§ **What is asked**:
Pictures excluded, return the lines below from the first through the line holding "const SLOTS_PER_DAY = 34;".

"""

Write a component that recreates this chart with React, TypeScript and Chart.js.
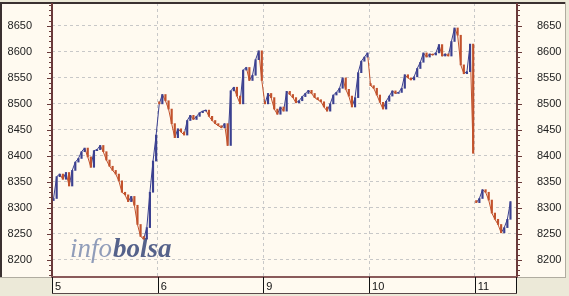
import React, { useEffect, useRef } from "react";
import { Chart, registerables } from "chart.js";

Chart.register(...registerables);

// ---- data ----
const dayLabels = ["5", "6", "9", "10", "11"];
const yTickValues = [8200, 8250, 8300, 8350, 8400, 8450, 8500, 8550, 8600, 8650];
const SLOTS_PER_DAY = 34; // quarter-hour sessions per trading day

const day5 = [
  8318, 8360, 8365, 8355, 8368, 8342, 8372, 8388, 8395, 8408, 8415, 8398, 8378, 8410, 8412, 8420, 8408,
  8392, 8380, 8372, 8365, 8352, 8330, 8325, 8312, 8322, 8305, 8268, 8245, 8240, 8262, 8330, 8390, 8440,
];
const day6 = [
  8500, 8518, 8506, 8490, 8462, 8435, 8452, 8446, 8440, 8468, 8478, 8470, 8476, 8483, 8486, 8488, 8476,
  8468, 8462, 8458, 8454, 8462, 8420, 8525, 8532, 8515, 8500, 8565, 8570, 8545, 8555, 8585, 8602, 8545,
];
const day9 = [
  8500, 8520, 8512, 8490, 8480, 8494, 8486, 8524, 8518, 8512, 8502, 8506, 8514, 8520, 8526, 8520, 8512,
  8508, 8504, 8494, 8486, 8500, 8517, 8522, 8530, 8550, 8528, 8515, 8494, 8512, 8560, 8582, 8590, 8598,
];
const day10 = [
  8535, 8530, 8517, 8503, 8490, 8505, 8515, 8525, 8520, 8522, 8530, 8556, 8550, 8546, 8552, 8568, 8580,
  8598, 8590, 8596, 8594, 8598, 8614, 8592, 8596, 8592, 8620, 8646, 8632, 8575, 8558, 8562, 8615, 8405,
];
const day11 = [8310, 8318, 8335, 8330, 8315, 8290, 8278, 8268, 8252, 8262, 8278, 8312];

const days = [day5, day6, day9, day10, day11];

// ---- style ----
const CREAM = "#FFFAF0";
const PANEL_GREY = "#ECE9D8";
const UP = "#3B4090";
const DOWN = "#C2522C";
const AXIS = "#6A3A3A";
const FONT = "'Liberation Sans', Arial, sans-serif";

type Pt = { x: number; y: number };
const closes: Pt[] = [];
const dayOf: number[] = [];
days.forEach((vals, d) =>
  vals.forEach((v, i) => {
    closes.push({ x: d + (i + 0.5) / SLOTS_PER_DAY, y: v });
    dayOf.push(d);
  })
);
const bars = closes.map((p, i) => {
  const prev = i > 0 && dayOf[i - 1] === dayOf[i] ? closes[i - 1].y : p.y + (i > 0 ? 4 : -4);
  return { x: p.x, y: [prev, p.y] as [number, number] };
});
const barColors = bars.map((b) => (b.y[1] >= b.y[0] ? UP : DOWN));

const framePlugin = {
  id: "frame",
  beforeDraw(chart: any) {
    const { ctx, chartArea: a, width, height } = chart;
    ctx.save();
    ctx.fillStyle = PANEL_GREY;
    ctx.fillRect(0, 0, width, height);
    ctx.fillStyle = CREAM;
    ctx.fillRect(0, 2, width - 3, a.bottom - 2);
    ctx.fillRect(a.left, a.bottom, a.right - a.left, 16);
    ctx.restore();
  },
  beforeDatasetsDraw(chart: any) {
    const { ctx, chartArea: a } = chart;
    ctx.save();
    ctx.textBaseline = "alphabetic";
    const x0 = a.left + 18;
    const yb = a.bottom - 20;
    ctx.font = "italic 27px 'Liberation Serif', serif";
    ctx.fillStyle = "rgba(125,140,175,0.85)";
    ctx.fillText("info", x0, yb);
    const w = ctx.measureText("info").width;
    ctx.font = "italic bold 27px 'Liberation Serif', serif";
    ctx.fillStyle = "rgba(55,70,120,0.85)";
    ctx.fillText("bolsa", x0 + w + 1, yb);
    ctx.restore();
  },
  afterDraw(chart: any) {
    const { ctx, chartArea: a, width, scales } = chart;
    const ys = scales.y;
    const xs = scales.x;
    ctx.save();
    // outer panel border
    ctx.strokeStyle = "#3a3030";
    ctx.lineWidth = 2;
    ctx.beginPath();
    ctx.moveTo(0, 3);
    ctx.lineTo(width - 3, 3);
    ctx.stroke();
    ctx.beginPath();
    ctx.moveTo(1, 2);
    ctx.lineTo(1, a.bottom + 1);
    ctx.stroke();
    ctx.lineWidth = 1;
    ctx.strokeStyle = "#b0aca0";
    ctx.beginPath();
    ctx.moveTo(width - 3.5, 2);
    ctx.lineTo(width - 3.5, a.bottom + 1);
    ctx.moveTo(0, a.bottom + 0.5);
    ctx.lineTo(width - 3, a.bottom + 0.5);
    ctx.stroke();
    // axis lines
    ctx.strokeStyle = AXIS;
    ctx.lineWidth = 2;
    ctx.beginPath();
    ctx.moveTo(a.left, 3);
    ctx.lineTo(a.left, a.bottom);
    ctx.moveTo(a.right, 3);
    ctx.lineTo(a.right, a.bottom);
    ctx.stroke();
    ctx.strokeStyle = "#8A5A5A";
    ctx.beginPath();
    ctx.moveTo(a.left - 1, a.bottom);
    ctx.lineTo(a.right + 1, a.bottom);
    ctx.stroke();
    // minor / major ticks
    ctx.strokeStyle = AXIS;
    ctx.lineWidth = 1;
    ctx.beginPath();
    for (let v = 8160; v <= 8700; v += 10) {
      const py = Math.round(ys.getPixelForValue(v)) + 0.5;
      if (py < a.top + 2 || py > a.bottom - 1) continue;
      const len = v % 50 === 0 ? 5 : 3;
      ctx.moveTo(a.left - len, py);
      ctx.lineTo(a.left + 1, py);
      ctx.moveTo(a.right - 1, py);
      ctx.lineTo(a.right + len, py);
    }
    ctx.stroke();
    // bottom strip
    ctx.strokeStyle = "#111";
    ctx.beginPath();
    for (let d = 0; d < dayLabels.length; d++) {
      const px = Math.round(xs.getPixelForValue(d)) + 0.5;
      ctx.moveTo(px, a.bottom);
      ctx.lineTo(px, a.bottom + 16);
    }
    ctx.moveTo(Math.round(a.right) - 0.5, a.bottom);
    ctx.lineTo(Math.round(a.right) - 0.5, a.bottom + 16);
    ctx.stroke();
    ctx.strokeStyle = "#5a4a4a";
    ctx.beginPath();
    ctx.moveTo(a.left, a.bottom + 16.5);
    ctx.lineTo(a.right, a.bottom + 16.5);
    ctx.stroke();
    ctx.restore();
  },
};

const yTicksFixed = (scale: any) => {
  scale.ticks = yTickValues.map((v) => ({ value: v }));
};
const fitY = (s: any) => {
  s.width = 52;
  s.paddingTop = 0;
  s.paddingBottom = 0;
};

export default function App() {
  const ref = useRef<HTMLCanvasElement | null>(null);
  useEffect(() => {
    if (!ref.current) return;
    const chart = new Chart(ref.current, {
      type: "bar",
      data: {
        datasets: [
          {
            type: "line",
            data: closes,
            borderWidth: 1,
            pointRadius: 0,
            tension: 0,
            borderColor: DOWN,
            segment: {
              borderColor: (c: any) =>
                dayOf[c.p0DataIndex] !== dayOf[c.p1DataIndex] && dayOf[c.p1DataIndex] === 4
                  ? "rgba(0,0,0,0)"
                  : c.p1.parsed.y >= c.p0.parsed.y
                  ? UP
                  : DOWN,
            },
            order: 2,
          } as any,
          {
            type: "bar",
            data: bars as any,
            backgroundColor: barColors,
            barThickness: 1.5,
            borderWidth: 0,
            order: 1,
          } as any,
        ],
      },
      options: {
        animation: false,
        responsive: false,
        devicePixelRatio: 1,
        layout: { padding: { top: 3, left: 0, right: 0, bottom: 0 } },
        plugins: { legend: { display: false }, tooltip: { enabled: false } },
        scales: {
          x: {
            type: "linear",
            min: 0,
            max: 4.4,
            offset: false,
            afterBuildTicks: (s: any) => {
              s.ticks = dayLabels.map((_, i) => ({ value: i }));
            },
            afterFit: (s: any) => {
              s.height = 19;
              s.paddingLeft = 0;
              s.paddingRight = 0;
            },
            grid: { color: "#C8C8C8", drawTicks: false, offset: false, lineWidth: 1 },
            border: { display: false, dash: [3, 3] },
            ticks: {
              align: "start",
              labelOffset: 3,
              padding: 3,
              maxRotation: 0,
              autoSkip: false,
              color: "#111",
              font: { family: FONT, size: 11 },
              callback: (v: any) => dayLabels[Math.round(Number(v))] ?? "",
            },
          },
          y: {
            type: "linear",
            position: "left",
            min: 8167,
            max: 8694,
            afterBuildTicks: yTicksFixed,
            afterFit: fitY,
            grid: { color: "#C8C8C8", drawTicks: false, lineWidth: 1 },
            border: { display: false, dash: [3, 3] },
            ticks: {
              padding: 20,
              color: "#222",
              font: { family: FONT, size: 11 },
              callback: (v: any) => String(v),
            },
          },
          y2: {
            type: "linear",
            position: "right",
            min: 8167,
            max: 8694,
            afterBuildTicks: yTicksFixed,
            afterFit: fitY,
            grid: { drawOnChartArea: false, drawTicks: false },
            border: { display: false },
            ticks: {
              padding: 20,
              color: "#222",
              font: { family: FONT, size: 11 },
              callback: (v: any) => String(v),
            },
          },
        },
      } as any,
      plugins: [framePlugin],
    });
    return () => chart.destroy();
  }, []);
  return (
    <div style={{ position: "absolute", left: 0, top: 0, width: 569, height: 296 }}>
      <canvas ref={ref} width={569} height={296} style={{ display: "block" }} />
    </div>
  );
}
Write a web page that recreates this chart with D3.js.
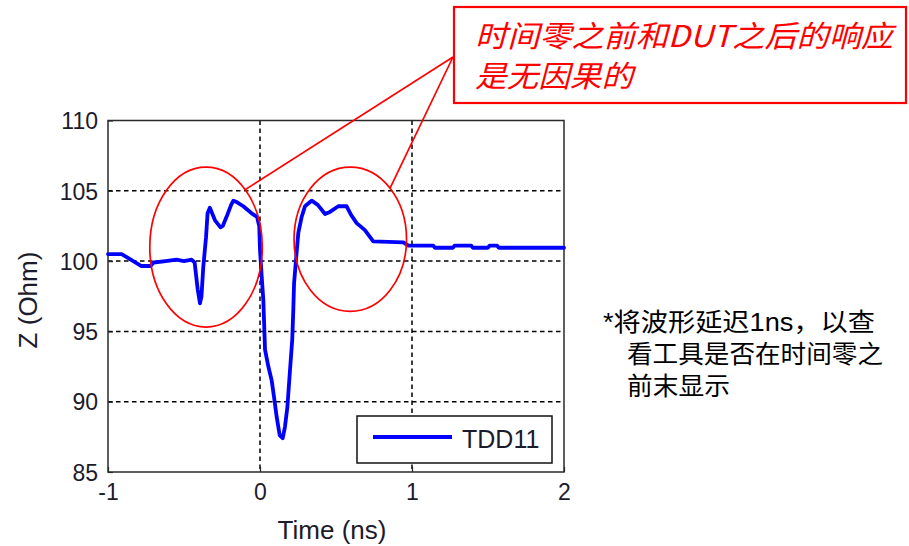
<!DOCTYPE html>
<html><head><meta charset="utf-8">
<script src="https://cdn.jsdelivr.net/npm/d3@7"></script>
<style>
html,body{margin:0;padding:0;background:#fff;}
svg{display:block;}
</style></head>
<body>
<svg id="chart" width="909" height="546"></svg>
<script>
// ---- data ----
const timeNs = [-1.00,-0.91,-0.85,-0.78,-0.72,-0.70,-0.62,-0.55,-0.50,-0.45,-0.43,-0.41,-0.395,-0.385,-0.373,-0.355,-0.345,-0.33,-0.296,-0.26,-0.245,-0.22,-0.19,-0.175,-0.153,-0.11,-0.055,-0.02,-0.005,0.0,0.01,0.022,0.033,0.055,0.077,0.092,0.11,0.13,0.149,0.164,0.18,0.197,0.212,0.219,0.224,0.24,0.252,0.274,0.296,0.329,0.34,0.38,0.428,0.46,0.515,0.57,0.60,0.636,0.69,0.745,0.943,0.976,1.14,1.15,1.27,1.28,1.39,1.40,1.50,1.51,1.56,1.57,2.0];
const zOhm = [100.5,100.5,100.1,99.65,99.65,99.9,100.0,100.1,100.0,100.1,99.9,98.0,97.0,97.5,99.6,101.7,103.4,103.8,102.9,102.4,102.5,103.15,104.0,104.3,104.2,103.9,103.4,103.15,102.5,100.8,99.1,97.2,93.7,92.5,91.5,90.35,88.9,87.6,87.4,88.2,89.6,92.2,94.4,96.5,98.4,100.5,102.0,103.15,103.9,104.2,104.3,104.0,103.35,103.5,103.9,103.9,103.27,102.7,102.2,101.4,101.33,101.1,101.1,100.95,100.95,101.1,101.1,100.95,100.95,101.1,101.1,100.95,100.95];
const xTicks = [-1,0,1,2];
const yTicks = [85,90,95,100,105,110];
const seriesName = "TDD11";
const xLabel = "Time (ns)";
const yLabel = "Z (Ohm)";
const calloutLines = ["时间零之前和DUT之后的响应","是无因果的"];
const noteLines = ["*将波形延迟1ns，以查","看工具是否在时间零之","前末显示"];
// annotation ellipses in data units: [centerT, centerZ], [radiusT, radiusZ]
const ellipseCenters = [[-0.355,101.0],[0.594,101.56]];
const ellipseRadii = [[0.37,5.69],[0.37,5.13]];
// callout line targets (data units)
const calloutTargets = [[-0.094,105.1],[0.855,105.17]];

// ---- chart ----
const svg = d3.select("#chart");
const L=108, R=564, T=120.5, B=472;
const x = d3.scaleLinear().domain([-1,2]).range([L,R]);
const y = d3.scaleLinear().domain([85,110]).range([B,T]);
const font = "'Liberation Sans', Arial, sans-serif";
const cjk = "'Noto Sans CJK SC', 'Noto Sans', sans-serif";
const noteFont = "'Liberation Sans', 'Noto Sans CJK SC', sans-serif";
const txtCol = "#1b1b2b";

// grid
const grid = svg.append("g").attr("stroke","#000").attr("stroke-width",1.5).attr("stroke-dasharray","4.5,3.5");
grid.selectAll("line.v").data(xTicks.slice(1,-1)).join("line")
  .attr("x1",d=>x(d)).attr("x2",d=>x(d)).attr("y1",T).attr("y2",B);
grid.selectAll("line.h").data(yTicks.slice(1,-1)).join("line")
  .attr("x1",L).attr("x2",R).attr("y1",d=>y(d)).attr("y2",d=>y(d));

// axes via d3 axis (labels), ticks inward
const fmt = d => String(d);
const xAxis = svg.append("g").attr("transform",`translate(0,${B})`)
  .call(d3.axisBottom(x).tickValues(xTicks).tickFormat(fmt).tickSizeInner(-5).tickSizeOuter(0).tickPadding(12));
const yAxis = svg.append("g").attr("transform",`translate(${L},0)`)
  .call(d3.axisLeft(y).tickValues(yTicks).tickFormat(fmt).tickSizeInner(-5).tickSizeOuter(0).tickPadding(10));
[xAxis,yAxis].forEach(a=>{
  a.select(".domain").remove();
  a.selectAll("line").attr("stroke","#222").attr("stroke-width",1.2);
  a.selectAll("text").attr("fill",txtCol).style("font-family",font).style("font-size","23px");
});
xAxis.selectAll("text").attr("dy","0.71em");
yAxis.selectAll("text").attr("dy","0.36em");

// frame
svg.append("rect").attr("x",L).attr("y",T).attr("width",R-L).attr("height",B-T)
  .attr("fill","none").attr("stroke","#2a2a2a").attr("stroke-width",1.5);

// axis labels
svg.append("text").attr("x",332).attr("y",539).attr("text-anchor","middle")
  .attr("fill",txtCol).style("font-family",font).style("font-size","26px").text(xLabel);
svg.append("text").attr("transform",`translate(37,300) rotate(-90)`).attr("text-anchor","middle")
  .attr("fill",txtCol).style("font-family",font).style("font-size","26px").text(yLabel);

// series
const pts = timeNs.map((t,i)=>[t,zOhm[i]]);
svg.append("path").datum(pts)
  .attr("d",d3.line().x(d=>x(d[0])).y(d=>y(d[1])))
  .attr("fill","none").attr("stroke","#0000ff").attr("stroke-width",3.8)
  .attr("stroke-linejoin","round").attr("stroke-linecap","round");

// legend
const lg = svg.append("g");
lg.append("rect").attr("x",357).attr("y",416).attr("width",195).attr("height",47)
  .attr("fill","#fff").attr("stroke","#111").attr("stroke-width",1.5);
lg.append("line").attr("x1",373).attr("x2",452).attr("y1",437).attr("y2",437)
  .attr("stroke","#0000ff").attr("stroke-width",3.8);
lg.append("text").attr("x",462).attr("y",448).attr("fill",txtCol)
  .style("font-family",font).style("font-size","25px").text(seriesName);

// annotations: ellipses
svg.append("g").selectAll("ellipse").data(ellipseCenters).join("ellipse")
  .attr("cx",d=>x(d[0])).attr("cy",d=>y(d[1]))
  .attr("rx",(d,i)=>x(ellipseRadii[i][0])-x(0))
  .attr("ry",(d,i)=>y(0)-y(ellipseRadii[i][1]))
  .attr("fill","none").attr("stroke","#ff0000").attr("stroke-width",1.7);

// callout lines
const hub = [453,57];
svg.append("g").selectAll("line").data(calloutTargets).join("line")
  .attr("x1",hub[0]).attr("y1",hub[1]).attr("x2",d=>x(d[0])).attr("y2",d=>y(d[1]))
  .attr("stroke","#ff0000").attr("stroke-width",1.7);

// callout box
svg.append("rect").attr("x",454).attr("y",7).attr("width",452).attr("height",96)
  .attr("fill","#fff").attr("stroke","#ff0000").attr("stroke-width",2.2);
const cb = [{y:47,w:418},{y:87,w:158}];
svg.append("g").selectAll("text").data(calloutLines).join("text")
  .attr("x",475).attr("y",(d,i)=>cb[i].y)
  .attr("textLength",(d,i)=>cb[i].w).attr("lengthAdjust","spacingAndGlyphs")
  .attr("fill","#ff0000").style("font-family",cjk).style("font-style","italic")
  .style("font-size","30px").text(d=>d);

// side note
const nb = [{x:603,y:331,w:272},{x:627,y:363,w:256},{x:627,y:395,w:103}];
svg.append("g").selectAll("text").data(noteLines).join("text")
  .attr("x",(d,i)=>nb[i].x).attr("y",(d,i)=>nb[i].y)
  .attr("textLength",(d,i)=>nb[i].w).attr("lengthAdjust","spacingAndGlyphs")
  .attr("fill","#000").style("font-family",noteFont).style("font-size","25px").text(d=>d);
</script>
</body></html>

"""

§ **Response below**:
Write a component that recreates this chart with React, TypeScript and Chart.js.
import React, { useEffect, useRef } from "react";
import { Chart, registerables } from "chart.js";

Chart.register(...registerables);

// ---- data ----
const dayLabels = ["5", "6", "9", "10", "11"];
const yTickValues = [8200, 8250, 8300, 8350, 8400, 8450, 8500, 8550, 8600, 8650];
const SLOTS_PER_DAY = 34; // quarter-hour sessions per trading day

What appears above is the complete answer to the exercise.